## What is needed:
What is the count of lines that hold the word "this"? Give only the number.
- - - - - - -
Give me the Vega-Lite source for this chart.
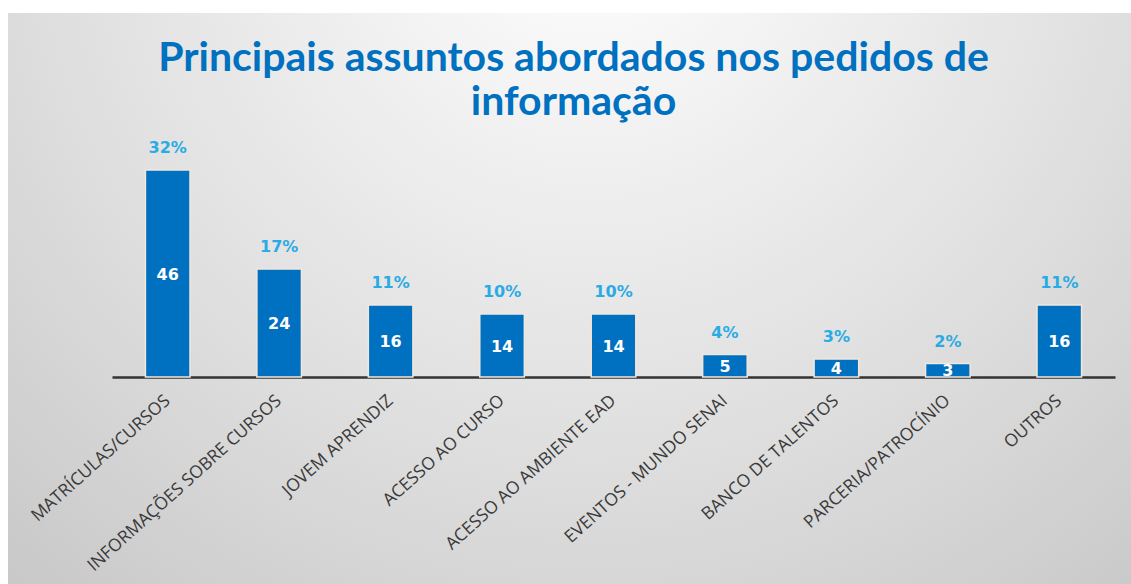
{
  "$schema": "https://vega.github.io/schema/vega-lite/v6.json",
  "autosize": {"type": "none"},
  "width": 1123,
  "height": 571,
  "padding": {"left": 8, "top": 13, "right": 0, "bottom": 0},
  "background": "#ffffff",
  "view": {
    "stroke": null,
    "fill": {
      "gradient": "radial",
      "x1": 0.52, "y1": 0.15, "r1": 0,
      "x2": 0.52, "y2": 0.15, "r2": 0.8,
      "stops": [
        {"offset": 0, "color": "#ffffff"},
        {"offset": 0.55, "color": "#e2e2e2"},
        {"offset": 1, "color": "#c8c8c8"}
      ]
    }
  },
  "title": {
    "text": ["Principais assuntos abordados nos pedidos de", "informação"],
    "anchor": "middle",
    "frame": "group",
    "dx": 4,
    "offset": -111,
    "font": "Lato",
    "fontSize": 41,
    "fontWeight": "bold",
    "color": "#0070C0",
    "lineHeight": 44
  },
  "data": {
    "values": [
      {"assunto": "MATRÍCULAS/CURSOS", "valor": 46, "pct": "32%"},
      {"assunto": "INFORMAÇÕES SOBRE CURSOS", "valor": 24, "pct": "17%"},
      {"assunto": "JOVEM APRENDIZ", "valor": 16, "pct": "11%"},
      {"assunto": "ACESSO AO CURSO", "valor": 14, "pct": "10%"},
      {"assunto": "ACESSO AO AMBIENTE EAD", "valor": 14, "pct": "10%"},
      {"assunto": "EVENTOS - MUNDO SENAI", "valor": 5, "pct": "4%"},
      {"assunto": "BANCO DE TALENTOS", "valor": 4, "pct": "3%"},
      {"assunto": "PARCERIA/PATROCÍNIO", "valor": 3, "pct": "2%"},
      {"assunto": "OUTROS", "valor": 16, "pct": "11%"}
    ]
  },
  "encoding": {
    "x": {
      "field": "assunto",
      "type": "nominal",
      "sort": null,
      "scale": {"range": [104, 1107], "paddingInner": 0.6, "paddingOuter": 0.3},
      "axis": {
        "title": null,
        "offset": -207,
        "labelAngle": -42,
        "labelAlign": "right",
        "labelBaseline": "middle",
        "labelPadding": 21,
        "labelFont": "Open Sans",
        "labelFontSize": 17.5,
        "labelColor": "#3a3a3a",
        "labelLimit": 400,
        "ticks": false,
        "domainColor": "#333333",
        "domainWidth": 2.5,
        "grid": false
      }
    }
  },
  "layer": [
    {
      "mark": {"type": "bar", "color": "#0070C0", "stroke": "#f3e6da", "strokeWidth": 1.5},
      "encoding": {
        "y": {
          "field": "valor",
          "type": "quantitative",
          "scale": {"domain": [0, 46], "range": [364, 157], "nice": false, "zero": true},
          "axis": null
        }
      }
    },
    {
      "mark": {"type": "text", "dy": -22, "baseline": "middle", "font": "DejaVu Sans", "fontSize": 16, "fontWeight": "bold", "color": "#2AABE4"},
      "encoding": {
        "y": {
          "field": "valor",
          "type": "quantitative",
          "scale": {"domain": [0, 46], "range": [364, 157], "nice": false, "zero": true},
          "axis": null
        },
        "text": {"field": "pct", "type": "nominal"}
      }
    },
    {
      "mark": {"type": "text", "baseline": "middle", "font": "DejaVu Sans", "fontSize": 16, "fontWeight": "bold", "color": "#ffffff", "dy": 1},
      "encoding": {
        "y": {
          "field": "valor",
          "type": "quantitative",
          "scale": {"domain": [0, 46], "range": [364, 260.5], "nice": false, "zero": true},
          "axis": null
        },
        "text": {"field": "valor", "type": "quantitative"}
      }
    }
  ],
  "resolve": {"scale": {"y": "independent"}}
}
- - - - - - -
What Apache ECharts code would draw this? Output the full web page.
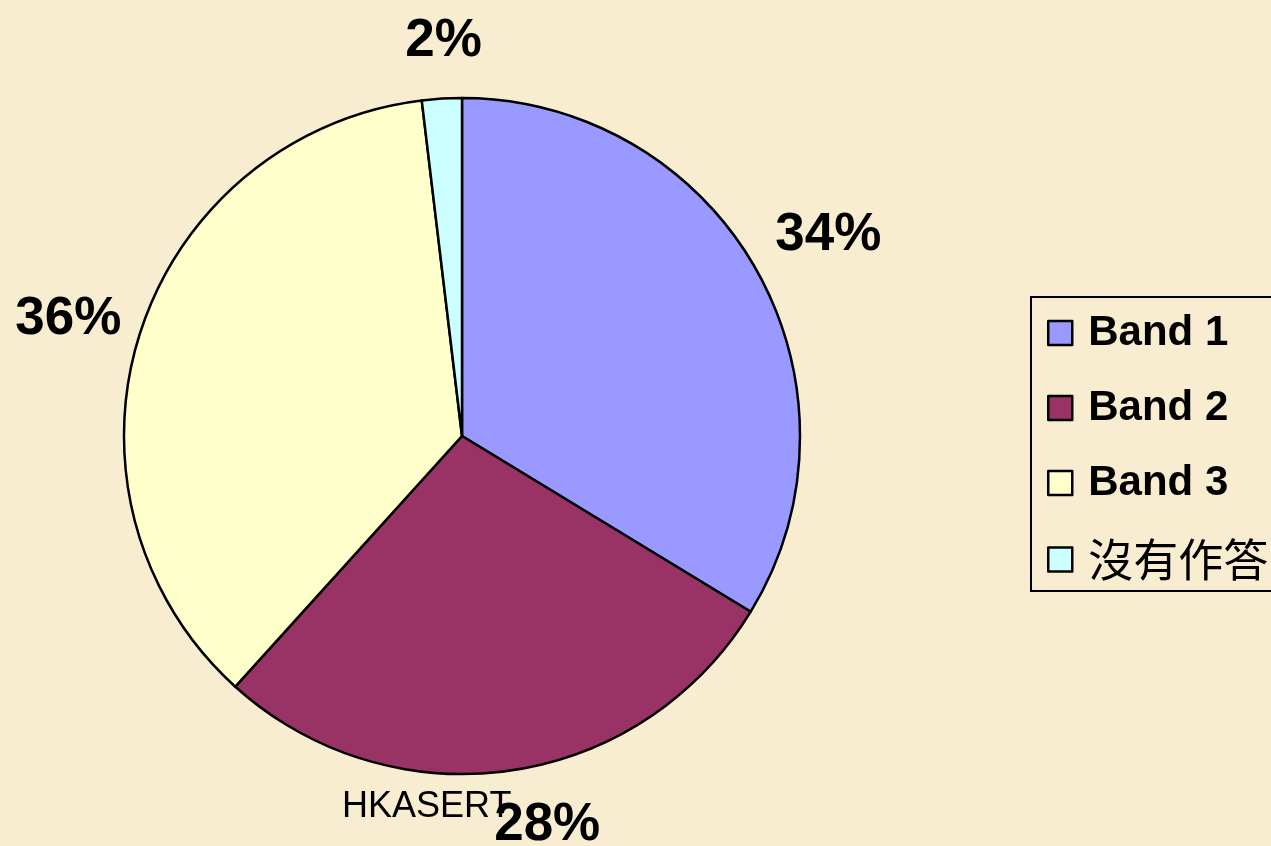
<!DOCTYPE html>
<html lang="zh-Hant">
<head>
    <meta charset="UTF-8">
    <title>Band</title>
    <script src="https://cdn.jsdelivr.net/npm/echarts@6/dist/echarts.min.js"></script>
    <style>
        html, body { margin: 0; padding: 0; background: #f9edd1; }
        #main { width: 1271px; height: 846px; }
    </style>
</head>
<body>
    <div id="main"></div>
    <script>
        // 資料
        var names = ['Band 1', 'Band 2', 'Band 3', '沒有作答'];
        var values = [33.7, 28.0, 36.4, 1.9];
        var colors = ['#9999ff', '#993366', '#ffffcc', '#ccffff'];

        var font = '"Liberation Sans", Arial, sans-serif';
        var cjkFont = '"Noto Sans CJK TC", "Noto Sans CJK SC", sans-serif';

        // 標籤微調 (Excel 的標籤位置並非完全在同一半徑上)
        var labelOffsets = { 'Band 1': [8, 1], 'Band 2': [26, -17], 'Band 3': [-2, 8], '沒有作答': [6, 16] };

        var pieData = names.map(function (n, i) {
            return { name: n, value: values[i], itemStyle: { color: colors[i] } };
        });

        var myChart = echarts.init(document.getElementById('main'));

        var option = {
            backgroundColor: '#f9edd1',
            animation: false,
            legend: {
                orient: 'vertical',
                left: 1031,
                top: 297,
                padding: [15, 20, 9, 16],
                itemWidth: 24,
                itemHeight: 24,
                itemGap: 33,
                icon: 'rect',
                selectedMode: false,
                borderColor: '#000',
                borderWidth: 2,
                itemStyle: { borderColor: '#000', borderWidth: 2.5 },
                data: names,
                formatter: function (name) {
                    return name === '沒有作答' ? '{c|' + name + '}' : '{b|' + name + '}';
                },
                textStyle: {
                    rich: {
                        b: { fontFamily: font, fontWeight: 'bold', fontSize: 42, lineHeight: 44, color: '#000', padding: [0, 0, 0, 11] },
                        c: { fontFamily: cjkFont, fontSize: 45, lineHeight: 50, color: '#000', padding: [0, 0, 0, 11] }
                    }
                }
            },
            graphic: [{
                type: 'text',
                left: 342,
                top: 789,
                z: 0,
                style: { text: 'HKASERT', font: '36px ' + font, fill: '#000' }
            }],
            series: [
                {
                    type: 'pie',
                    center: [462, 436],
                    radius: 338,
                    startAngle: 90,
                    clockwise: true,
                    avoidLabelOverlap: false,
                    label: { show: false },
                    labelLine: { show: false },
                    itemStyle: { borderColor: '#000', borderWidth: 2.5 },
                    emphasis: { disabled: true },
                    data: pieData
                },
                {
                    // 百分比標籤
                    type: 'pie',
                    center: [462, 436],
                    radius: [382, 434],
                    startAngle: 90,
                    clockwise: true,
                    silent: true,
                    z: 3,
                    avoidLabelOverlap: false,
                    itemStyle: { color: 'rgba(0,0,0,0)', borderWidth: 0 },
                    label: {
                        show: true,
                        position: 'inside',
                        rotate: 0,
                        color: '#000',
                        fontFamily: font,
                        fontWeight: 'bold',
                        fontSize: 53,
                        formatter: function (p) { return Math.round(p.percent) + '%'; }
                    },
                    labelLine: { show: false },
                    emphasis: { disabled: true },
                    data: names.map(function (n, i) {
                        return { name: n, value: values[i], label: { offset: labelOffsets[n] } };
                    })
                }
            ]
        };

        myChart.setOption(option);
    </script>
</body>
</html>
- - - - - - -
## Exercise answer:
2